Just a few minutes ago, I was sitting at my desk working on some freelance stuff. The General was out on the porch spending some quality time with the laptop and open windows. The Boy was trying to find a flashlight so he could find a book that was under his bed. Suddenly, it sounded like the 4th of fucking July in our backyard. The houses in Northeast Minneapolis are fairly close together. We couldn’t really see anything out the windows; we could just hear shit exploding relatively closeby. After reading this article today, I decided to investigate since I didn’t feel like finding a new place to live.
I went downstairs while the dogs were going ballistic, headed out the back door and noticed one of our downstairs neighbors was in the front yard. It wasn’t him and it sort of looked like he was doing the same thing as me – trying to figure out who the hell was about to burn the neighborhood down. About the time I was walking into the alley, the Giant Turd that lives next door comes flying out of his back door asking screaming at me to find out if I’m the one lighting fireworks. (Dude, I’m 31 fucking years old and it’s a work night. I have a 12 year old child upstairs. I foster animals for Pete’s sake. Do I fit the profile of shooting off hundreds of fireworks in the middle of the 10 o’clock news by myself with no audience to impress?)

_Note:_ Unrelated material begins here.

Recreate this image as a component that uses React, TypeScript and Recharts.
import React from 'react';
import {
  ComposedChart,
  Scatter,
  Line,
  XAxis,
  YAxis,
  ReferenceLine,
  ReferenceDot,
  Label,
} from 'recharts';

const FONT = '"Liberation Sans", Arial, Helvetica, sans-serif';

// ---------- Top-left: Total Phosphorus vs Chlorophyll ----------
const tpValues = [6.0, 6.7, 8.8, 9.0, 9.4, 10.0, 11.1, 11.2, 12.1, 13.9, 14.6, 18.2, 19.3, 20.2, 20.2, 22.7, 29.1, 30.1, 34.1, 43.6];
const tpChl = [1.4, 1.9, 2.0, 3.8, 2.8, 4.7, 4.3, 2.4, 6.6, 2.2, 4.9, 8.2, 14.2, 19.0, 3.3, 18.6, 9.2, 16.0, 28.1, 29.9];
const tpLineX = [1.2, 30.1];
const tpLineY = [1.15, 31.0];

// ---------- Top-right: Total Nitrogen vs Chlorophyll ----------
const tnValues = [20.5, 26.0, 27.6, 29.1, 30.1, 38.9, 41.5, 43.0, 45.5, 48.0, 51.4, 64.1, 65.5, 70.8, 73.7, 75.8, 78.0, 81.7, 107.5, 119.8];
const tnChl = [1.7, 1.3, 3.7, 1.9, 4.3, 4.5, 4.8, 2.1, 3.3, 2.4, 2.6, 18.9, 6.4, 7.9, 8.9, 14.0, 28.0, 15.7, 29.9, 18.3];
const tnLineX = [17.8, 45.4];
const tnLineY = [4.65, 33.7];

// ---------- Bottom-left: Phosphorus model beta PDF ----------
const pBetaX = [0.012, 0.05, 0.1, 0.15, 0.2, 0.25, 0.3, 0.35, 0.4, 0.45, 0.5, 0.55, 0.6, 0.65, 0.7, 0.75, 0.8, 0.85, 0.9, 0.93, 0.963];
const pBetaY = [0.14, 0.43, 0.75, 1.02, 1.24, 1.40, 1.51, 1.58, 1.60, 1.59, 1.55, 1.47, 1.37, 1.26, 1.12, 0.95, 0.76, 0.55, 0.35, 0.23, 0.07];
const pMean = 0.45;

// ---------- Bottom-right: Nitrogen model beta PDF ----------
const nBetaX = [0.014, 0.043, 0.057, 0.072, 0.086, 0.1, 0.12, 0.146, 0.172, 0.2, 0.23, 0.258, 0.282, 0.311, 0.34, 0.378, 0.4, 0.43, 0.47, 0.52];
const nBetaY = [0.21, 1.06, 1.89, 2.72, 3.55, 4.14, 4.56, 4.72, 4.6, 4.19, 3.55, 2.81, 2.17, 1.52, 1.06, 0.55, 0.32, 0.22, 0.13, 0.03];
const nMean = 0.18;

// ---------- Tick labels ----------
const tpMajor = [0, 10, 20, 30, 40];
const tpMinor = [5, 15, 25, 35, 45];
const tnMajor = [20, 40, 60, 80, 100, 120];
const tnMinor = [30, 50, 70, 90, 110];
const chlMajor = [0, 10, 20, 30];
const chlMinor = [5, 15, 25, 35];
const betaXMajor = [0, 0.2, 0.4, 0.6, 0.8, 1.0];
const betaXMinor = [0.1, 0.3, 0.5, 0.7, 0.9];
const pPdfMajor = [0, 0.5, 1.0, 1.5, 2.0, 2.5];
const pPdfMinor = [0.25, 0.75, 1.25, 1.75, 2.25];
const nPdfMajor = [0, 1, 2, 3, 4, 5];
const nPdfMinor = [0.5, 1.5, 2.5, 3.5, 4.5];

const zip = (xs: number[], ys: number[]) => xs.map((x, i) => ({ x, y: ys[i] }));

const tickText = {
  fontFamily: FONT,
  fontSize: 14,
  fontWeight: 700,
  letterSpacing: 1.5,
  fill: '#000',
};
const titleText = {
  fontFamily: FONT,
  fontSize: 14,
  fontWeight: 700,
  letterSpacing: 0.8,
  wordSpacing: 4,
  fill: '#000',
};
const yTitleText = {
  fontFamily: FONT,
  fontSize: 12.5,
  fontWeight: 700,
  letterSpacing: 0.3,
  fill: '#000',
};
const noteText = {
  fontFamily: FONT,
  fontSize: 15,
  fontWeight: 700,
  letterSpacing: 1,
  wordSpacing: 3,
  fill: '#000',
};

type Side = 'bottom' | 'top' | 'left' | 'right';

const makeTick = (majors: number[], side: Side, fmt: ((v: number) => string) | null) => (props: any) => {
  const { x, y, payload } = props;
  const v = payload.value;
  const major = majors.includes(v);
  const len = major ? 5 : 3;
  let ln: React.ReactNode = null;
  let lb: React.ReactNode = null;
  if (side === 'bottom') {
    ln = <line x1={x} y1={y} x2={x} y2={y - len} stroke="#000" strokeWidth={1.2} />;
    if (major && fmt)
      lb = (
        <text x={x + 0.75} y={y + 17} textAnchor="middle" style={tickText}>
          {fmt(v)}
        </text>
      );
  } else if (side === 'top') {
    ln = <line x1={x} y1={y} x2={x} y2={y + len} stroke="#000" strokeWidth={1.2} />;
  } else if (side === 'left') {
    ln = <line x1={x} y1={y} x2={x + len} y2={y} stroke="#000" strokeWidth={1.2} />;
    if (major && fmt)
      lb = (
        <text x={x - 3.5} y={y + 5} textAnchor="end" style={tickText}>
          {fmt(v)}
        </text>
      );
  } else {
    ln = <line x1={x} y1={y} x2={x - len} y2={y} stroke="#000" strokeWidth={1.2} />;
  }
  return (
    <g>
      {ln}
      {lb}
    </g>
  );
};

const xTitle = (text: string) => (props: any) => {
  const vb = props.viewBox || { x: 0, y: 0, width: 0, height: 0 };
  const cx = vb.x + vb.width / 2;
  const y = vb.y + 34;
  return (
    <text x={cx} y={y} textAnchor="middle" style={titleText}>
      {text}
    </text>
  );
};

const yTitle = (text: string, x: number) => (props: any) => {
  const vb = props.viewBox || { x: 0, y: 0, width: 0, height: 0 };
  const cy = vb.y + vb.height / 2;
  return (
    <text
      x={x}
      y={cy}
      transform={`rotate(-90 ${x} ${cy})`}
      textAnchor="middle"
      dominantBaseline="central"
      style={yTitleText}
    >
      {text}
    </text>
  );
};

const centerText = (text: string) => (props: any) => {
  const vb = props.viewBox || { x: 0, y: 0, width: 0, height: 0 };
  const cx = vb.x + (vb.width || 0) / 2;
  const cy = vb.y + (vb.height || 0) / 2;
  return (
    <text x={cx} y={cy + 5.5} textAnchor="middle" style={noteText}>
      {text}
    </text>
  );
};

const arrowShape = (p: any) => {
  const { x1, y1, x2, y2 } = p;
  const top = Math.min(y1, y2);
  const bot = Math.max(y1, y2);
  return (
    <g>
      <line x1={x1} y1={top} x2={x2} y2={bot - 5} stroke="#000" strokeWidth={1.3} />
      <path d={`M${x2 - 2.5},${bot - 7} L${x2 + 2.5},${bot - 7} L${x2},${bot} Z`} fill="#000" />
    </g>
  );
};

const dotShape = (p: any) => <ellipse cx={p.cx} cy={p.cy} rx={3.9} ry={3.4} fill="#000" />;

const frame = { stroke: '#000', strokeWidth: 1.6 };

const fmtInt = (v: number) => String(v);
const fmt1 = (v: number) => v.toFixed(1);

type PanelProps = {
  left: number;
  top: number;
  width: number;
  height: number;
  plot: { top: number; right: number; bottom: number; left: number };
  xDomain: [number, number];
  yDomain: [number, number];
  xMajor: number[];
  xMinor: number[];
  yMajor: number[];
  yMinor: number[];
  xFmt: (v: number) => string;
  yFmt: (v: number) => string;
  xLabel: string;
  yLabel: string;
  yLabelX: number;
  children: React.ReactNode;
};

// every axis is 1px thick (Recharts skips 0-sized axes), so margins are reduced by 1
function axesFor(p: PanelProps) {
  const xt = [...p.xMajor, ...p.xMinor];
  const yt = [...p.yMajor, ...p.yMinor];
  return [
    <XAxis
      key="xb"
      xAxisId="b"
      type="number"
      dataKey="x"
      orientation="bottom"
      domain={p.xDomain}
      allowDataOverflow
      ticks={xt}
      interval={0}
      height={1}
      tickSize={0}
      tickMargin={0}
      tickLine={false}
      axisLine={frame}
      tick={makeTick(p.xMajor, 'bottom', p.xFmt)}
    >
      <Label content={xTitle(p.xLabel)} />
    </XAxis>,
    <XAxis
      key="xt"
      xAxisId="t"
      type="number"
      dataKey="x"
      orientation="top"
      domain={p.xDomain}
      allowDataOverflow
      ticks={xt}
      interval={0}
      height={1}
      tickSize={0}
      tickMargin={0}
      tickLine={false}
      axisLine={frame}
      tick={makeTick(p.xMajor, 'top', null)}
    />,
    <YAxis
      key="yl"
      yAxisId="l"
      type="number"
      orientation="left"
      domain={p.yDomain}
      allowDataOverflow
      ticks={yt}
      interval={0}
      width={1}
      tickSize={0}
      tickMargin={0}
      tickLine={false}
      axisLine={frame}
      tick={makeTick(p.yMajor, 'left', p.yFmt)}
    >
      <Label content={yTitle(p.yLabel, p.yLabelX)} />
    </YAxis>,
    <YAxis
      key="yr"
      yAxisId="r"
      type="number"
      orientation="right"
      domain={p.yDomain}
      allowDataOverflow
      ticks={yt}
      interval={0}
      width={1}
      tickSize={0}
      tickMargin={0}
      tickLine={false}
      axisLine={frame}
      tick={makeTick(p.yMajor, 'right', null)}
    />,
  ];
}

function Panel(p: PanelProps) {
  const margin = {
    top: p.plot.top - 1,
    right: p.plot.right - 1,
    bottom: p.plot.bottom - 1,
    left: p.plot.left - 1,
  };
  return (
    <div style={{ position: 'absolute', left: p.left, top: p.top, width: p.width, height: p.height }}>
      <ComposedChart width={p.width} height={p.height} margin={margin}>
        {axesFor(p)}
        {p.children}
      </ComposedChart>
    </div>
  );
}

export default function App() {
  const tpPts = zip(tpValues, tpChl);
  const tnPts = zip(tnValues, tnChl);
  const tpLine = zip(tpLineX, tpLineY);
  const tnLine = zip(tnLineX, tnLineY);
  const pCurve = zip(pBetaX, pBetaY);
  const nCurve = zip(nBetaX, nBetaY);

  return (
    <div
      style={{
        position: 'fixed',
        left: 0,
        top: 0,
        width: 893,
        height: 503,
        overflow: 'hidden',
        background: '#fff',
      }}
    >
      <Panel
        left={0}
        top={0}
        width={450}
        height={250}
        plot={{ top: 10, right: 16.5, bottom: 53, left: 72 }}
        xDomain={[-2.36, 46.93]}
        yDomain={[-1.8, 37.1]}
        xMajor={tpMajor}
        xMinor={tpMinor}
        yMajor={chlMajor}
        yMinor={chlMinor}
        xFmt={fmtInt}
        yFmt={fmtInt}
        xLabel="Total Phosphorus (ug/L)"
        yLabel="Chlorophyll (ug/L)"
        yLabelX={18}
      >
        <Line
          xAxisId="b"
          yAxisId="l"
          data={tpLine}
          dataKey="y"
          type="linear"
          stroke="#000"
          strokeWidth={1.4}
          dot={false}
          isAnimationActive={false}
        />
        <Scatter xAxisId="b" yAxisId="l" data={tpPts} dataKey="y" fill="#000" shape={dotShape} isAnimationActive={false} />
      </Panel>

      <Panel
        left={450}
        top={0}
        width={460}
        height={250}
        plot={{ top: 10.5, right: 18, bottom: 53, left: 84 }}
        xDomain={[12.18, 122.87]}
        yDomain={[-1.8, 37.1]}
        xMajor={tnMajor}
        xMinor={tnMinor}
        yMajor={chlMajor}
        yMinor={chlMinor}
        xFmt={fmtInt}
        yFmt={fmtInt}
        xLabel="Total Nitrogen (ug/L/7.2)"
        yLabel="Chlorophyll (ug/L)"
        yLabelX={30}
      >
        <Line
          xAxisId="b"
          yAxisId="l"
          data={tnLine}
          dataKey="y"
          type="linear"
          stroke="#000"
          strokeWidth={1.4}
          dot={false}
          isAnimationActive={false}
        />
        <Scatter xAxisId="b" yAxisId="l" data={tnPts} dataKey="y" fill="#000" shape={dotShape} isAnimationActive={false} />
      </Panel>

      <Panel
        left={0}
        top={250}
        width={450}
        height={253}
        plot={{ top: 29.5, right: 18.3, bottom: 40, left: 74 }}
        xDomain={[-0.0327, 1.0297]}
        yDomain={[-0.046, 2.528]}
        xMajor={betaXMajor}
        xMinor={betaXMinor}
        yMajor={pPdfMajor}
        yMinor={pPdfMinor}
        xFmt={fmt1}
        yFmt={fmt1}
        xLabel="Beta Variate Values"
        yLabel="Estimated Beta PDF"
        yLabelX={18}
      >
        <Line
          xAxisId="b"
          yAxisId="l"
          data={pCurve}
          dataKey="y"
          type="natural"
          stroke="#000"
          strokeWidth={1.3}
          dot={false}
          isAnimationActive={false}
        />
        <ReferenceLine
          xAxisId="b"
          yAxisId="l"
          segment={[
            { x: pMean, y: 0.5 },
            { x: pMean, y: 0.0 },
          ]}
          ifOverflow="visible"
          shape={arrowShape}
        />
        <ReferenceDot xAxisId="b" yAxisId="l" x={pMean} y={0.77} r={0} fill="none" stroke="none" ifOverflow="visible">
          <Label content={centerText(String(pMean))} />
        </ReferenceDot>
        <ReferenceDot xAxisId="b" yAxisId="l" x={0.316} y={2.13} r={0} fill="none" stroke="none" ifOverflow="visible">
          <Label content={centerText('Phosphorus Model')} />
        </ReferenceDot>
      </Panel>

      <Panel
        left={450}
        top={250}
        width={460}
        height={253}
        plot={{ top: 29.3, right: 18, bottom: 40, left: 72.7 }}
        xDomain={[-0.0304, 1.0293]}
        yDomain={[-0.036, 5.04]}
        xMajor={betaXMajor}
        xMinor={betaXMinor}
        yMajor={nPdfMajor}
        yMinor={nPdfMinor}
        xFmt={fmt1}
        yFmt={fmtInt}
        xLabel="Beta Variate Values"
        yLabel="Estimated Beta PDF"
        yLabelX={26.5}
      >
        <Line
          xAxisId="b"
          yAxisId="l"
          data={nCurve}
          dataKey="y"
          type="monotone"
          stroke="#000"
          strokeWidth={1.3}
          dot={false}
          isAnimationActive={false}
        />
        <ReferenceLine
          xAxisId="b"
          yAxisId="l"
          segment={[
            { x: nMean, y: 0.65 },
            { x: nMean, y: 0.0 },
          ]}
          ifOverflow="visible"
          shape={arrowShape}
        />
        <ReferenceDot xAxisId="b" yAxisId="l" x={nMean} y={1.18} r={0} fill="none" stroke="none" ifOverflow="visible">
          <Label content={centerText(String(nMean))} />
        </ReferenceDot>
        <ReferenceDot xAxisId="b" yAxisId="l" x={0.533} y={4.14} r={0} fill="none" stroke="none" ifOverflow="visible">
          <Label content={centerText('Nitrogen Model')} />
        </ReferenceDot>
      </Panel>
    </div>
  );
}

As much as I would have loved to answer with a myriad of words The Boy isn’t allowed to say, I just answered with “No” and I’m just it was in a very unfriendly way. He responded back again in his sweet screaming tone: “Then quiet the fuck down!”
I’m sorry. Did you just tell me to quiet the fuck down, sir? I can’t remember what I said exactly, but I’m pretty sure it bordered on “Jesus Christ, you crazy fucker”. And then he went inside and slammed the door. This is the same guy that chased me out to my car within a month of us moving here to tell me I needed to “Clean the fucking shit out of the backyard” before he called the cops.
His house is for sale. It kinda makes me want to do things like shit on his sidewalk anytime there’s going to be an open house. I can make sure he doesn’t get the $299,900 he’s asking for his crappy house.